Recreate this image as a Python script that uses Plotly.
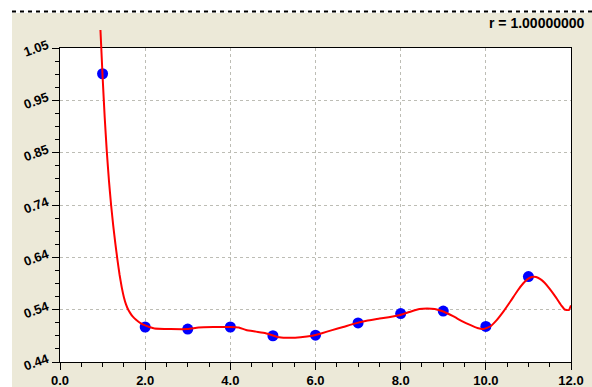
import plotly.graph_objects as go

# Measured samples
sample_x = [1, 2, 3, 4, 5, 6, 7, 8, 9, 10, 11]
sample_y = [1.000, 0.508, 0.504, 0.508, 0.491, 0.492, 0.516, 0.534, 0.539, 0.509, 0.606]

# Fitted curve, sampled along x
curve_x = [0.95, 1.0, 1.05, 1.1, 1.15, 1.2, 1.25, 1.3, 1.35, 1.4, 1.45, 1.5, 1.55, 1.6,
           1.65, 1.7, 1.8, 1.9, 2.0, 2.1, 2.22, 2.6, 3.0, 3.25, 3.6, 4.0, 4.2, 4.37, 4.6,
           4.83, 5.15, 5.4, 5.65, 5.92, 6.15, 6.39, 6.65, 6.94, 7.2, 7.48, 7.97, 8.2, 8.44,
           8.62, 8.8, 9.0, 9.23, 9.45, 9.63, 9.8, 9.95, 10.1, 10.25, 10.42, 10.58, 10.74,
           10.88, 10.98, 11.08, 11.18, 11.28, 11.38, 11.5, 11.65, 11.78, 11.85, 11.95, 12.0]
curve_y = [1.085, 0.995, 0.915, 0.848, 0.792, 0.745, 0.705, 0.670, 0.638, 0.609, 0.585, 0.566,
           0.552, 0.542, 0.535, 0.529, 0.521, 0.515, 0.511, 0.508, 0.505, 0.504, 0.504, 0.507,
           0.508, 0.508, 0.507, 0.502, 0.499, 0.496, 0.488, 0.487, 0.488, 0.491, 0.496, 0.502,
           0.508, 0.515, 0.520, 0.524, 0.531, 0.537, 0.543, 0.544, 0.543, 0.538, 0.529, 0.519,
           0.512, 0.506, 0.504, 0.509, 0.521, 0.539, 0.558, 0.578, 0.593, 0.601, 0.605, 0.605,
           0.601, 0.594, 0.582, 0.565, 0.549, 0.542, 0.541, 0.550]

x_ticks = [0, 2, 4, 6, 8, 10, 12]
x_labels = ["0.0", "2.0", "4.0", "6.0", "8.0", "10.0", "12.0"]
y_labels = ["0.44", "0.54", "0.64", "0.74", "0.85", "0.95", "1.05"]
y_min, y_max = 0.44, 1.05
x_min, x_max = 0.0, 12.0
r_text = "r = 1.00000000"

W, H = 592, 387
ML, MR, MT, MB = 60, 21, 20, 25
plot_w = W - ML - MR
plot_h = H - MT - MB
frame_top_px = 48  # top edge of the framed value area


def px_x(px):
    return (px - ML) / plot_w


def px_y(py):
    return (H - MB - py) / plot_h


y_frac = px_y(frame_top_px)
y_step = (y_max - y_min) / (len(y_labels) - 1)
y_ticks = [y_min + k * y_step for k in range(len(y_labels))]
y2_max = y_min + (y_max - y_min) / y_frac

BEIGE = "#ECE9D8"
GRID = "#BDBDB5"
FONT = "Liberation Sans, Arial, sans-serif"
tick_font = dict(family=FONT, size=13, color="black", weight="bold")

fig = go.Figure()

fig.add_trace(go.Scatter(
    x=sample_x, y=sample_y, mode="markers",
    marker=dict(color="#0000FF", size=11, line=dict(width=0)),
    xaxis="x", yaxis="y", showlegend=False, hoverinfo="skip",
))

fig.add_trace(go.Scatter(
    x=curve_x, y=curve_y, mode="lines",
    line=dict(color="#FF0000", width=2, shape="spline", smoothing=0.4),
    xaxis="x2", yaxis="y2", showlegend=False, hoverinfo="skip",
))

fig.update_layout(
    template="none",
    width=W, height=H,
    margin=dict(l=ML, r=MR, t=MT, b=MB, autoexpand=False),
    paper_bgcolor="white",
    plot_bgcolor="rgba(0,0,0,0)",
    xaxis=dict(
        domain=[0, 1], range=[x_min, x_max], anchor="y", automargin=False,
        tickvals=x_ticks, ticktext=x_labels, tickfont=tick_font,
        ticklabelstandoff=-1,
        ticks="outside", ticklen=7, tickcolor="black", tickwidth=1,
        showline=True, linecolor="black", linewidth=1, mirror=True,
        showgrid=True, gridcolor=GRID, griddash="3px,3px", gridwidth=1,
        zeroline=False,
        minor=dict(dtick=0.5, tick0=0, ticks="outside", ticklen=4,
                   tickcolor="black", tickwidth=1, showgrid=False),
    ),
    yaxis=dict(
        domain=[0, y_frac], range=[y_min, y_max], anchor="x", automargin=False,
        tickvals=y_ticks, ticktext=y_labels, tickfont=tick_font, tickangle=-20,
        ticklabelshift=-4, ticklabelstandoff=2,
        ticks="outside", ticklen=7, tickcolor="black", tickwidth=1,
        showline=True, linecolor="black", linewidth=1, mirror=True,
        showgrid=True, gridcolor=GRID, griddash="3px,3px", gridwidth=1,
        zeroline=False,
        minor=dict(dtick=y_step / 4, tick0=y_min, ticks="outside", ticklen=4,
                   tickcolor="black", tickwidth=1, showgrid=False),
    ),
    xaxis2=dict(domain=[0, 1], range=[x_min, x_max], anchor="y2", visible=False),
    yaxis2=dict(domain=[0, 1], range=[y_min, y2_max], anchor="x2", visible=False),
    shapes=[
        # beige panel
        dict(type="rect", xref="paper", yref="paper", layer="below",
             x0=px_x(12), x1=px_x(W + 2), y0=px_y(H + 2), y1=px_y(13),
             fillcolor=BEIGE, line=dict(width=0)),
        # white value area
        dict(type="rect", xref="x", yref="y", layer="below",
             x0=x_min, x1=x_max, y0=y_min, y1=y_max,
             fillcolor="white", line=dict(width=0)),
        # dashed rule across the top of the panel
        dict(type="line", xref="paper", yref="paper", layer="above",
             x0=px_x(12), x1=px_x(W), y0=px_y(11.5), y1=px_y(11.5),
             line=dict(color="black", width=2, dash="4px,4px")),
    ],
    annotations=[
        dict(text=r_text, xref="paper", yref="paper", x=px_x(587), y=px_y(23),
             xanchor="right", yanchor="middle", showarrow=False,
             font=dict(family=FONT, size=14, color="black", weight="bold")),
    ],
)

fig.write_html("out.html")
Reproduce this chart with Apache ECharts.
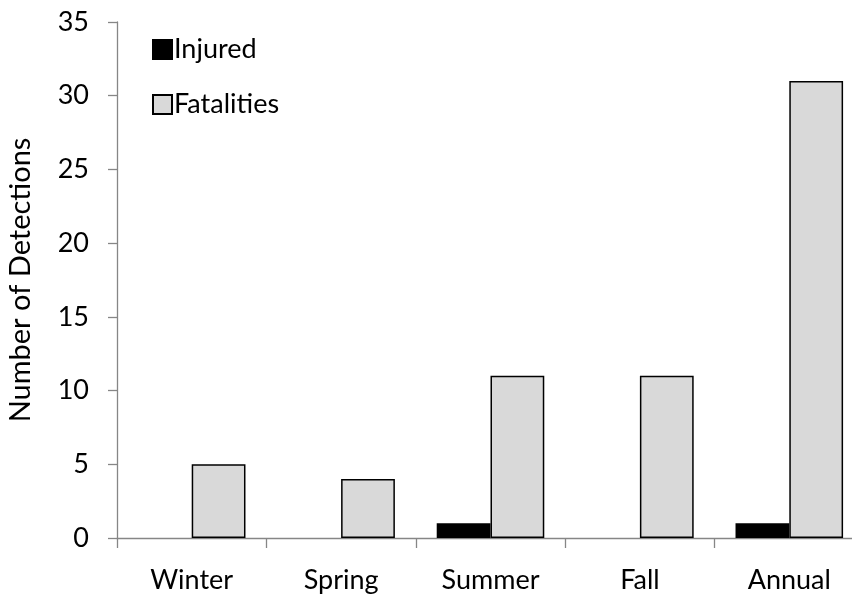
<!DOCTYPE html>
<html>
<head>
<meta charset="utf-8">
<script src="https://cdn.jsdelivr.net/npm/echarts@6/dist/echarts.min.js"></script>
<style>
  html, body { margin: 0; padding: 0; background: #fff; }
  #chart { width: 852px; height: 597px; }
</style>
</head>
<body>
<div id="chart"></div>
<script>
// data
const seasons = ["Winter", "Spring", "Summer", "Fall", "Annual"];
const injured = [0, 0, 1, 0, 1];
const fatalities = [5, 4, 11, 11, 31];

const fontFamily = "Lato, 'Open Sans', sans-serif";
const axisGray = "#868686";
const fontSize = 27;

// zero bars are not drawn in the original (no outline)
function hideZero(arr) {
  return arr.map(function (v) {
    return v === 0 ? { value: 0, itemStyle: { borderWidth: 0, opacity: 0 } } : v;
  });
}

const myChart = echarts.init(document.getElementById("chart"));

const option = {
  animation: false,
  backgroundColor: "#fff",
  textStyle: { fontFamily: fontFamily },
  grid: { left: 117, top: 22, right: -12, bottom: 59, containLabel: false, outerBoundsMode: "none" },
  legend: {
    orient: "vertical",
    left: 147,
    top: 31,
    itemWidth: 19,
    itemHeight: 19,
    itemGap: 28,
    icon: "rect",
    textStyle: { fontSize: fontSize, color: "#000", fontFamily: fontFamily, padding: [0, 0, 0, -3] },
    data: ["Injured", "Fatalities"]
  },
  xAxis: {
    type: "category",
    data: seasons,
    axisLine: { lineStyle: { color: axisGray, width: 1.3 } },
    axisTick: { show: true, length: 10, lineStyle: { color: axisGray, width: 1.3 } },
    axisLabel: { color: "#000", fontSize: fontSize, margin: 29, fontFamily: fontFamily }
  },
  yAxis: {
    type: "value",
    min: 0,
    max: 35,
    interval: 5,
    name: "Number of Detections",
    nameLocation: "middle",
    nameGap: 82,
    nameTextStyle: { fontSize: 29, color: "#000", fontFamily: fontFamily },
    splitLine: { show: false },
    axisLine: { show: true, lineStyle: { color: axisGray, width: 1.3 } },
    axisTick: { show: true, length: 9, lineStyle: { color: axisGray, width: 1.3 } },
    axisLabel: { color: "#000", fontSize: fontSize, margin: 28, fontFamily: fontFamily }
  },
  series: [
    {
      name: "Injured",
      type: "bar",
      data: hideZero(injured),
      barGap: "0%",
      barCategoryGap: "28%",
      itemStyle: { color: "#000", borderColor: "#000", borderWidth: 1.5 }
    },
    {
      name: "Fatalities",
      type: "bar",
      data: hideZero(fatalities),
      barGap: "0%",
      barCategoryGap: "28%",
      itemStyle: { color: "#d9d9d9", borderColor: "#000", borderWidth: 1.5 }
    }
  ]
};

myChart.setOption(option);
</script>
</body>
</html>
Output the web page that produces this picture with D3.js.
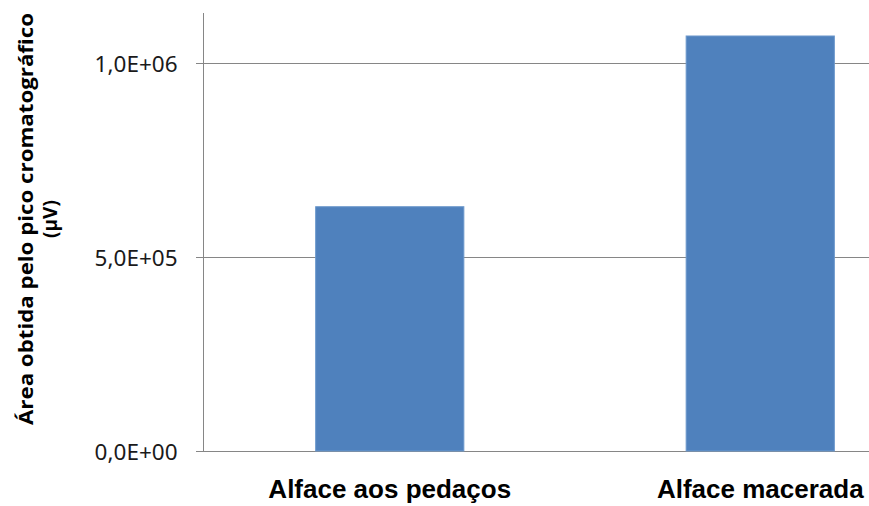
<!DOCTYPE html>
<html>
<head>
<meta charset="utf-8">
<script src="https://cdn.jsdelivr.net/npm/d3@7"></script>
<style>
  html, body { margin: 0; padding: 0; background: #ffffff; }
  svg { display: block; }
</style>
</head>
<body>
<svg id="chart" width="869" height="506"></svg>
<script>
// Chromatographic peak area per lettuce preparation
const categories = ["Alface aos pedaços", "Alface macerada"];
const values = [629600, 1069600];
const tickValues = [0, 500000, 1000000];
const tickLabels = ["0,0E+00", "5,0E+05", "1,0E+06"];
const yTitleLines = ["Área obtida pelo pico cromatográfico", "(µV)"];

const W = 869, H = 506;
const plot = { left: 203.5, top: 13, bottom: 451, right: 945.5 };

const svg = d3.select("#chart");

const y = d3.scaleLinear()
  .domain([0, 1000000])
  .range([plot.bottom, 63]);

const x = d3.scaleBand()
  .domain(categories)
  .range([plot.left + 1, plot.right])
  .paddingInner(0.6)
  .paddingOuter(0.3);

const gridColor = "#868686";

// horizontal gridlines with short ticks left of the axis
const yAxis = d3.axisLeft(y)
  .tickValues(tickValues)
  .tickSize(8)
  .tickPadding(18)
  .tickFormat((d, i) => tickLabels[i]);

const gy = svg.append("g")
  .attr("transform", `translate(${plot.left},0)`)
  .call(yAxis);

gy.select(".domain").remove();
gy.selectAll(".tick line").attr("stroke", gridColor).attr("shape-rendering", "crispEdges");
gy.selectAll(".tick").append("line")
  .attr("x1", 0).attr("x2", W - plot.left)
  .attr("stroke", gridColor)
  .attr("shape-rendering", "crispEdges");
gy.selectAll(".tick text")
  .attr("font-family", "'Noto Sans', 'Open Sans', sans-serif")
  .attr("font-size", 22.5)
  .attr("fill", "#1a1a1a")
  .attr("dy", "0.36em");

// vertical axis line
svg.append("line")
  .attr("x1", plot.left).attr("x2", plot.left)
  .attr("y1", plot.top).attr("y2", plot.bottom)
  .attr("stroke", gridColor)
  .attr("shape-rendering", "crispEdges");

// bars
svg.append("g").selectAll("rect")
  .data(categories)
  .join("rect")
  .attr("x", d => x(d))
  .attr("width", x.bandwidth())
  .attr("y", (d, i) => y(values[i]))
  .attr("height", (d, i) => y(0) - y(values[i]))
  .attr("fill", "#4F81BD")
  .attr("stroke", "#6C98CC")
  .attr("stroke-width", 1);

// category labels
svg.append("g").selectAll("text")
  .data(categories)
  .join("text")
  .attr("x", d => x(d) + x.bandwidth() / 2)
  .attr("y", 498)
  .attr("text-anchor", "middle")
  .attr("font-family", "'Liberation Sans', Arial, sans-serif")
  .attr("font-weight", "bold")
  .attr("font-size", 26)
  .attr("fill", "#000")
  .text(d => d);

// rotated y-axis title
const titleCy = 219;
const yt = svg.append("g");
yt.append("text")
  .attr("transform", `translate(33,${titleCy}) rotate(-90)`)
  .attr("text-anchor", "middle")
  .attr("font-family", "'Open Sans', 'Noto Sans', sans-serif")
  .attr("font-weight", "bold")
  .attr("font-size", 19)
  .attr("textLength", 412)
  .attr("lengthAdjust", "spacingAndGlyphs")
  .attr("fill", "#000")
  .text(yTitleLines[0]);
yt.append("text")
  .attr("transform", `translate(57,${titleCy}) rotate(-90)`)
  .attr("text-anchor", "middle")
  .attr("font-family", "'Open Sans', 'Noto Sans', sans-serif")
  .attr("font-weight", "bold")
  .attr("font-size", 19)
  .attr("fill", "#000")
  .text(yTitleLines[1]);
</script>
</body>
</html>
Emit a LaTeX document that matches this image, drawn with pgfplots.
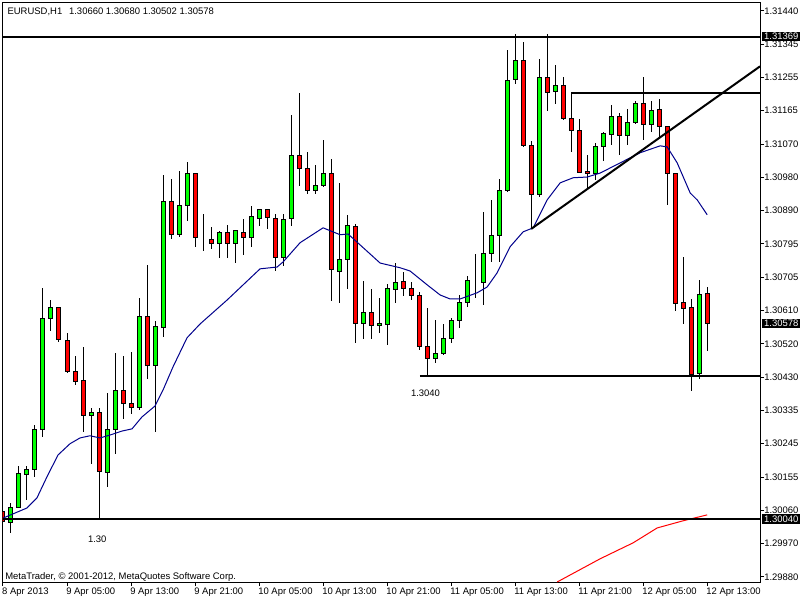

+ + + +

**Task statement**
Every line of the listing that holds "picture" should be found and copied.

**Task answer**
Output the web page that produces this picture with D3.js.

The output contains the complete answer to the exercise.